The second is the "Health & Welfare Power of attorney." (Living Will) this is effective if you need medical treatment but are unable to decide for yourself an attorney can decide what form the treament should take. In any case, take care in choosing your agent. That person should be competent, trustworthy, willing to take on the burden of your affairs and financially secure.
If you choose a relative or friend as your agent, you probably won't have to pay them. But if you name a bank, lawyer or other outside party, you will have to negotiate compensation, which can range from hourly fees to a percentage of your assets paid annually.
If you do become incapacitated without having assigned power of attorney, the court will step in to appoint one for you. The full cost of this process will be borne by your family , not including the cost of the appointed annual visits to court to report on your situation. Plus, the person chosen may not be someone you would have picked.
The different types of Lasting Power of Attorney:
There are two different types of Lasting Power of Attorney:
•Health and Welfare Lasting Power of Attorney (Living Will)
A health and welfare Lasting Power of Attorney allows you to choose one or more people to make decisions for things such as medical treatment. A health and welfare Lasting Power of Attorney can only be used if you lack the ability to make decisions for yourself.

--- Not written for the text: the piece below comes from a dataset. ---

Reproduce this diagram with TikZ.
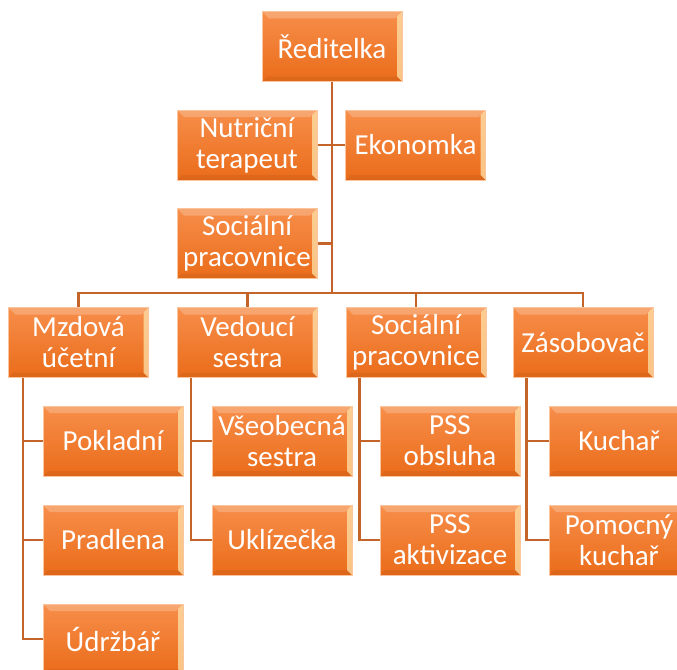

•Property and Financial Affairs Lasting Power of Attorney
A property and financial affairs Lasting Power of Attorney lets you choose one or more people to make property and financial affairs decisions for you. This could include decisions about paying bills or selling your home. You can appoint someone as an attorney to look after your property and financial affairs at any time. You can also include a condition that means the attorney can only make decisions when you lose the ability to do so yourself.